Data:
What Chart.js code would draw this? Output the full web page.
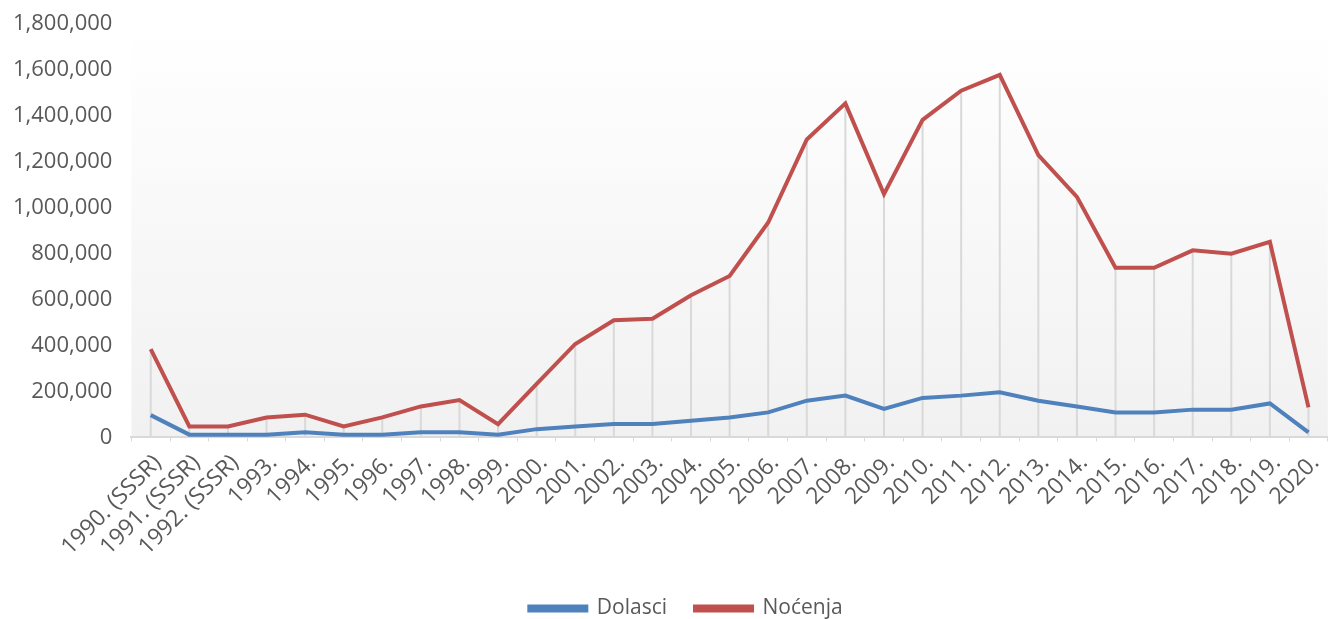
<!DOCTYPE html>
<html>
<head>
<meta charset="utf-8">
<script src="https://cdn.jsdelivr.net/npm/chart.js@4.4.0/dist/chart.umd.min.js"></script>
<style>
    html, body { margin: 0; padding: 0; background: #fff; overflow: hidden; }
    #wrap { width: 1336px; height: 619px; }
</style>
</head>
<body>
<div id="wrap"><canvas id="canvasTourism"></canvas></div>
<script>
"use strict";

var years = [
    '1990. (SSSR)', '1991. (SSSR)', '1992. (SSSR)', '1993.', '1994.', '1995.', '1996.', '1997.',
    '1998.', '1999.', '2000.', '2001.', '2002.', '2003.', '2004.', '2005.', '2006.', '2007.',
    '2008.', '2009.', '2010.', '2011.', '2012.', '2013.', '2014.', '2015.', '2016.', '2017.',
    '2018.', '2019.', '2020.'
];
var dolasci = [
    97000, 12000, 12000, 12000, 22000, 12000, 12000, 22000,
    22000, 12000, 36000, 48000, 58000, 58000, 73000, 87000, 109000, 160000,
    182000, 124000, 172000, 182000, 197000, 160000, 135000, 109000, 109000, 121000,
    121000, 148000, 22000
];
var nocenja = [
    385000, 48000, 48000, 87000, 99000, 48000, 87000, 135000,
    163000, 58000, 233000, 407000, 510000, 517000, 619000, 703000, 936000, 1298000,
    1455000, 1060000, 1383000, 1510000, 1579000, 1230000, 1048000, 739000, 739000, 815000,
    800000, 852000, 131000
];
var yTicks = [0, 200000, 400000, 600000, 800000, 1000000, 1200000, 1400000, 1600000, 1800000];

var textColor = '#595959';
var fontFamily = "'Open Sans', sans-serif";

// gradient fill behind the plot area
var plotBackground = {
    id: 'plotBackground',
    beforeDraw: function (chart) {
        var ctx = chart.ctx, area = chart.chartArea;
        var grad = ctx.createLinearGradient(0, area.top, 0, area.bottom);
        grad.addColorStop(0, '#ffffff');
        grad.addColorStop(1, '#f1f1f1');
        ctx.save();
        ctx.fillStyle = grad;
        ctx.fillRect(area.left, area.top, area.right - area.left, area.bottom - area.top);
        ctx.restore();
    }
};

// vertical drop lines from the highest point down to the axis
var dropLines = {
    id: 'dropLines',
    beforeDatasetsDraw: function (chart) {
        var ctx = chart.ctx, area = chart.chartArea;
        var metaA = chart.getDatasetMeta(0), metaB = chart.getDatasetMeta(1);
        ctx.save();
        ctx.strokeStyle = '#d9d9d9';
        ctx.lineWidth = 2;
        for (var i = 0; i < years.length; i++) {
            var pA = metaA.data[i], pB = metaB.data[i];
            var top = Math.min(pA.y, pB.y);
            ctx.beginPath();
            ctx.moveTo(pA.x, top);
            ctx.lineTo(pA.x, area.bottom);
            ctx.stroke();
        }
        ctx.restore();
    }
};

// legend sits a bit right of centre in the original
var legendShift = {
    id: 'legendShift',
    afterLayout: function (chart) {
        chart.legend.left += 17;
        chart.legend.right += 17;
    }
};

const context = document.getElementById('canvasTourism');
const myChart = new Chart(context, {
    type: 'line',
    data: {
        labels: years,
        datasets: [{
            label: 'Dolasci',
            data: dolasci,
            borderColor: '#4f81bd',
            backgroundColor: '#4f81bd',
            borderWidth: 4,
            pointRadius: 0,
            tension: 0
        }, {
            label: 'Noćenja',
            data: nocenja,
            borderColor: '#c0504d',
            backgroundColor: '#c0504d',
            borderWidth: 4,
            pointRadius: 0,
            tension: 0
        }]
    },
    options: {
        responsive: true,
        maintainAspectRatio: false,
        animation: false,
        layout: { padding: { top: 11, left: 2, right: 0, bottom: -10 } },
        plugins: {
            tooltip: { enabled: false },
            legend: {
                position: 'bottom',
                labels: {
                    color: textColor,
                    font: { family: fontFamily, size: 21 },
                    boxWidth: 57,
                    boxHeight: 4,
                    padding: 28
                }
            }
        },
        scales: {
            x: {
                offset: true,
                afterFit: function (scale) { scale.height += 1; },
                grid: {
                    display: true,
                    drawOnChartArea: false,
                    offset: true,
                    color: '#d9d9d9',
                    tickLength: 4
                },
                border: { display: true, color: '#d9d9d9', width: 2 },
                ticks: {
                    color: textColor,
                    font: { family: fontFamily, size: 23 },
                    minRotation: 45,
                    maxRotation: 45,
                    autoSkip: false,
                    padding: 8,
                    labelOffset: 7
                }
            },
            y: {
                min: 0,
                max: yTicks[yTicks.length - 1],
                afterBuildTicks: function (axis) {
                    axis.ticks = yTicks.map(function (v) { return { value: v }; });
                },
                grid: { display: false },
                border: { display: false },
                ticks: {
                    color: textColor,
                    font: { family: fontFamily, size: 22 },
                    padding: 11,
                    callback: function (v) { return v.toLocaleString('en-US'); }
                }
            }
        }
    },
    plugins: [plotBackground, dropLines, legendShift]
});
</script>
</body>
</html>
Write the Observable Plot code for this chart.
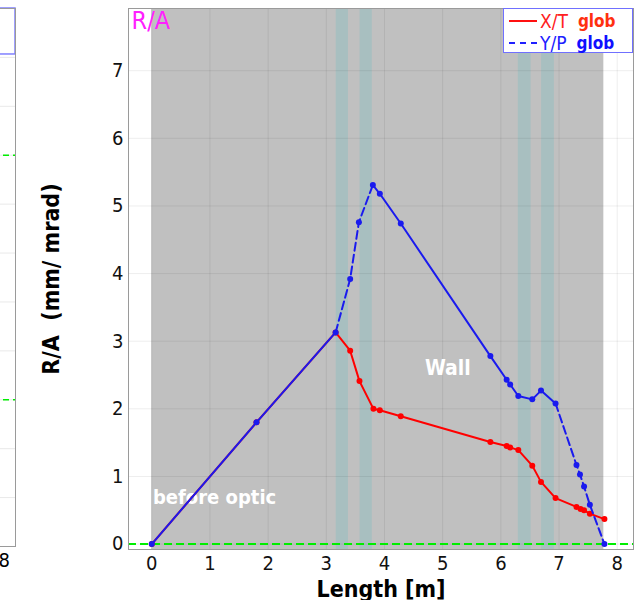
<!DOCTYPE html>
<html><head><meta charset="utf-8">
<script src="https://cdn.jsdelivr.net/npm/d3@7"></script>
<script src="https://cdn.jsdelivr.net/npm/@observablehq/plot@0.6"></script>
<style>
body{margin:0;background:#fff;}
#wrap{position:relative;width:641px;height:600px;overflow:hidden;font-family:"Liberation Sans Narrow","DejaVu Sans Condensed",sans-serif;}
#main{position:absolute;left:0;top:0;}
#side{position:absolute;left:-47px;top:0;}
#legend{position:absolute;left:503px;top:8px;width:128px;height:43px;border:1.5px solid #7070ff;background:#fff;font-family:"Liberation Sans Narrow","DejaVu Sans Condensed",sans-serif;}
#legend .row{position:absolute;left:5px;height:20px;display:flex;align-items:center;white-space:nowrap;}
#legend .smp{width:28px;height:0;margin-right:3px;}
#legend .k{font-size:19px;margin-right:10px;}
#legend .g{font-size:17px;font-weight:bold;}
#main svg text, #side svg text{font-family:"Liberation Sans Narrow","DejaVu Sans Condensed",sans-serif;}
</style>
</head><body>
<div id="wrap"><div id="side"></div><div id="main"></div>
<div id="legend">
  <div class="row" style="top:2px"><div class="smp" style="border-top:2px solid #ff1010"></div><span class="k" style="color:#ff2020">X/T</span><span class="g" style="color:#ff3010">glob</span></div>
  <div class="row" style="top:24px"><div class="smp" style="border-top:2px dashed #2020ff"></div><span class="k" style="color:#2020ff">Y/P</span><span class="g" style="color:#1010ff">glob</span></div>
</div>
</div>
<script>
// ---- data ----
const xTicks = [0, 1, 2, 3, 4, 5, 6, 7, 8];
const yTicks = [0, 1, 2, 3, 4, 5, 6, 7];
const wallStart = [0];
const wallEnd = [7.77];
const bandStart = [3.17, 3.58, 6.30, 6.70];
const bandEnd = [3.38, 3.79, 6.52, 6.92];
const redX = [0, 1.80, 3.16, 3.41, 3.57, 3.81, 3.92, 4.28, 5.82, 6.10, 6.16, 6.30, 6.54, 6.69, 6.94, 7.30, 7.37, 7.43, 7.53, 7.78];
const redY = [0, 1.80, 3.13, 2.86, 2.41, 2.00, 1.98, 1.89, 1.51, 1.45, 1.43, 1.39, 1.16, 0.92, 0.68, 0.55, 0.52, 0.50, 0.45, 0.37];
const blueX = [0, 1.80, 3.16, 3.41, 3.56, 3.80, 3.92, 4.28, 5.82, 6.10, 6.16, 6.30, 6.54, 6.69, 6.94, 7.30, 7.36, 7.43, 7.53, 7.78];
const blueY = [0, 1.80, 3.13, 3.92, 4.76, 5.31, 5.18, 4.74, 2.78, 2.43, 2.36, 2.19, 2.14, 2.27, 2.08, 1.17, 1.03, 0.85, 0.58, 0.00];
// dashed flag for each blue segment (point i -> i+1)
const blueSegDashed = [false, false, true, true, true, false, false, false, false, false, false, false, false, false, true, true, true, true, true];
const noteText = ["before optic", "Wall"];
const noteX = [0.02, 5.09];
const noteY = [0.69, 2.60];
const zeroLine = [0];
// left neighbouring panel (cropped)
const sideGridY = [1, 2, 3, 4, 5, 6, 7, 8, 9, 10];
const sideGreenY = [3, 8];
const sideXTicks = [8];

// ---- build ----
const red = redX.map((x, i) => ({x, y: redY[i]}));
const blue = blueX.map((x, i) => ({x, y: blueY[i]}));
const runs = [];
blueSegDashed.forEach((d, i) => {
  const last = runs[runs.length - 1];
  if (!last || last.dashed !== d) runs.push({dashed: d, pts: [blue[i], blue[i + 1]]});
  else last.pts.push(blue[i + 1]);
});
const blueSolid = [], blueDashed = [];
runs.forEach((r, k) => r.pts.forEach(p => (r.dashed ? blueDashed : blueSolid).push({...p, run: k})));
const bands = bandStart.map((s, i) => ({x1: s, x2: bandEnd[i]}));
const wall = wallStart.map((s, i) => ({x1: s, x2: wallEnd[i]}));
const notes = noteText.map((t, i) => ({t, x: noteX[i], y: noteY[i]}));

const main = Plot.plot({
  width: 641, height: 600,
  marginLeft: 128, marginRight: 8, marginTop: 8, marginBottom: 51,
  x: {domain: [-0.4, 8.28]},
  y: {domain: [-0.08, 7.92]},
  style: {background: "transparent", overflow: "visible"},
  marks: [
    Plot.rect(wall, {x1: "x1", x2: "x2", fill: "#c0c0c0"}),
    Plot.rect(bands, {x1: "x1", x2: "x2", fill: "#a8bfc0"}),
    Plot.gridX(xTicks, {stroke: "#000", strokeOpacity: 0.07, strokeWidth: 1}),
    Plot.gridY(yTicks, {stroke: "#000", strokeOpacity: 0.07, strokeWidth: 1}),
    Plot.axisX(xTicks, {tickSize: 0, tickPadding: 6, fontSize: 20, tickFormat: d3.format("d"), label: "Length [m]", labelAnchor: "center", labelOffset: 47, labelArrow: "none"}),
    Plot.axisY(yTicks, {tickSize: 0, tickPadding: 5, fontSize: 20, tickFormat: d3.format("d"), label: "R/A\u00a0 (mm/ mrad)", labelAnchor: "center", labelOffset: 86, labelArrow: "none"}),
    Plot.ruleY(zeroLine, {stroke: "#00ee00", strokeWidth: 2, strokeDasharray: "8,4"}),
    Plot.text(notes.filter(d => d.t !== "Wall"), {x: "x", y: "y", text: "t", textAnchor: "start", fill: "#ffffff", fontSize: 20, fontWeight: "bold"}),
    Plot.text(notes.filter(d => d.t === "Wall"), {x: "x", y: "y", text: "t", textAnchor: "middle", fill: "#ffffff", fontSize: 21, fontWeight: "bold"}),
    Plot.line(red, {x: "x", y: "y", stroke: "#ff0000", strokeWidth: 2}),
    Plot.dot(red, {x: "x", y: "y", fill: "#ff0000", r: 3}),
    Plot.line(blueSolid, {x: "x", y: "y", z: "run", stroke: "#1a1aee", strokeWidth: 2}),
    Plot.line(blueDashed, {x: "x", y: "y", z: "run", stroke: "#1a1aee", strokeWidth: 2, strokeDasharray: "8,4"}),
    Plot.dot(blue, {x: "x", y: "y", fill: "#1a1aee", r: 3}),
    Plot.text(["R/A"], {frameAnchor: "top-left", dx: 3, dy: 3, lineAnchor: "top", textAnchor: "start", fill: "#ff20ff", fontSize: 25}),
    Plot.frame({stroke: "#9a9a9a"})
  ]
});
document.getElementById("main").append(main);
main.querySelectorAll('[aria-label="x-axis label"] text, [aria-label="y-axis label"] text').forEach(t => {
  t.style.fontWeight = "bold";
  t.style.fontSize = "23px";
  t.style.fill = "#000";
});
main.querySelectorAll('[aria-label="x-axis tick label"] text, [aria-label="y-axis tick label"] text').forEach(t => t.style.fill = "#111");

const side = Plot.plot({
  width: 64, height: 600,
  marginLeft: 0, marginRight: 2, marginTop: 8, marginBottom: 54,
  x: {domain: [7.1, 8.2]},
  y: {domain: [0, 11], axis: null},
  style: {background: "transparent"},
  marks: [
    Plot.gridY(sideGridY, {stroke: "#000", strokeOpacity: 0.09}),
    Plot.ruleY(sideGreenY, {stroke: "#00ee00", strokeWidth: 1.5, strokeDasharray: "6,4"}),
    Plot.rect([{x1: 7.4, x2: 8.2, y1: 10.06, y2: 11}], {x1: "x1", x2: "x2", y1: "y1", y2: "y2", fill: "#fff", stroke: "#8080ff", strokeWidth: 1.5}),
    Plot.axisX(sideXTicks, {tickSize: 0, tickPadding: 6, fontSize: 20, label: null}),
    Plot.frame({stroke: "#9a9a9a"})
  ]
});
document.getElementById("side").append(side);
</script>
</body></html>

Task instructions: Extract every line of the records above that contains the word "this".

Exercise solution:
What Chart.js code would draw this? Output the full web page.
Write the Observable Plot code for this chart.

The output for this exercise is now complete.